■ What to work on ■
Scan the material below for the string "matplotlib", and copy every line where it shows up.

■ Provided data ■
-- -- --

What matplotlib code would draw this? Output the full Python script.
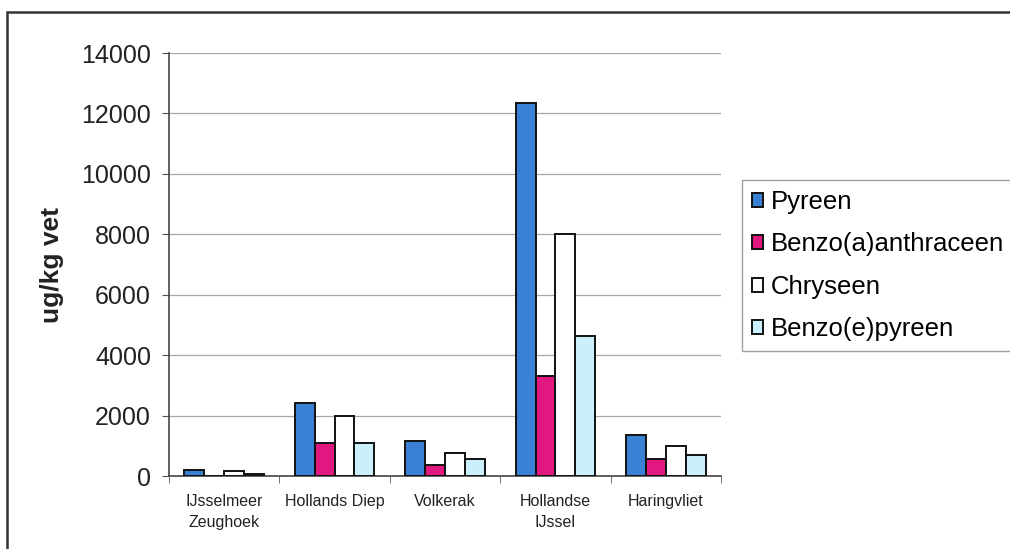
import matplotlib
matplotlib.use("Agg")
import matplotlib.pyplot as plt
from matplotlib.patches import Rectangle
import numpy as np

plt.rcParams['font.family'] = ['Liberation Sans', 'DejaVu Sans']

# Sampling locations
locations = ["IJsselmeer\nZeughoek", "Hollands Diep", "Volkerak", "Hollandse\nIJssel", "Haringvliet"]

# PAK concentrations (ug/kg vet)
pyreen = [200, 2400, 1150, 12350, 1350]
benzo_a_anthraceen = [0, 1100, 350, 3300, 550]
chryseen = [150, 2000, 750, 8000, 1000]
benzo_e_pyreen = [80, 1100, 550, 4650, 700]

series_names = ["Pyreen", "Benzo(a)anthraceen", "Chryseen", "Benzo(e)pyreen"]
series_values = [pyreen, benzo_a_anthraceen, chryseen, benzo_e_pyreen]
series_colors = ["#3a80d4", "#e0187f", "#ffffff", "#c9f0fb"]

yticks = [0, 2000, 4000, 6000, 8000, 10000, 12000, 14000]

fig = plt.figure(figsize=(10.10, 5.49), dpi=100)
W, H = 1010, 549
ax = fig.add_axes([169 / W, 1 - 476 / H, (721 - 169) / W, (476 - 53) / H])

x = np.arange(len(locations))
bw = 0.18
offsets = (np.arange(len(series_names)) - 1.5) * bw
for name, vals, col, off in zip(series_names, series_values, series_colors, offsets):
    ax.bar(x + off, vals, width=bw, color=col, edgecolor="#111111",
           linewidth=1.4, label=name, zorder=3)

ax.set_xlim(-0.5, len(locations) - 0.5)
ax.set_ylim(0, 14000)
ax.set_yticks(yticks)
ax.set_yticklabels([str(v) for v in yticks], fontsize=18, color="#222222")
ax.yaxis.grid(True, color="#a8a8a8", linewidth=0.9, zorder=0)
ax.set_axisbelow(True)

# category labels centred, ticks at the category boundaries
ax.set_xticks(x)
ax.set_xticklabels(locations, fontsize=11.5, color="#222222", linespacing=1.5)
ax.tick_params(axis="x", which="major", length=0, pad=13)
ax.set_xticks(np.arange(len(locations) + 1) - 0.5, minor=True)
ax.tick_params(axis="x", which="minor", length=5, color="#555555", direction="out")
ax.tick_params(axis="y", length=5, color="#555555", direction="out", pad=8)

for s in ["top", "right"]:
    ax.spines[s].set_visible(False)
for s in ["left", "bottom"]:
    ax.spines[s].set_color("#444444")
    ax.spines[s].set_linewidth(1.2)

ax.set_ylabel("ug/kg vet", fontsize=19, fontweight="bold", color="#222222", labelpad=12)

leg = fig.legend(loc="upper left", bbox_to_anchor=(742 / W, 1 - 180 / H),
                 fontsize=18.5, frameon=True, fancybox=False, edgecolor="#888888",
                 handlelength=0.45, handleheight=0.45, handletextpad=0.3,
                 labelspacing=0.72, borderpad=0.38, borderaxespad=0)
leg.get_frame().set_linewidth(1.0)

# outer chart-area frame
fig.patches.append(Rectangle((7 / W, -0.05), 1.1, 1 - 12 / H + 0.05,
                             transform=fig.transFigure, fill=False,
                             edgecolor="#333333", linewidth=1.8))

fig.savefig("out.png", dpi=100)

-- -- --

■ Right answer ■
What matplotlib code would draw this? Output the full Python script.
import matplotlib
matplotlib.use("Agg")
import matplotlib.pyplot as plt
from matplotlib.patches import Rectangle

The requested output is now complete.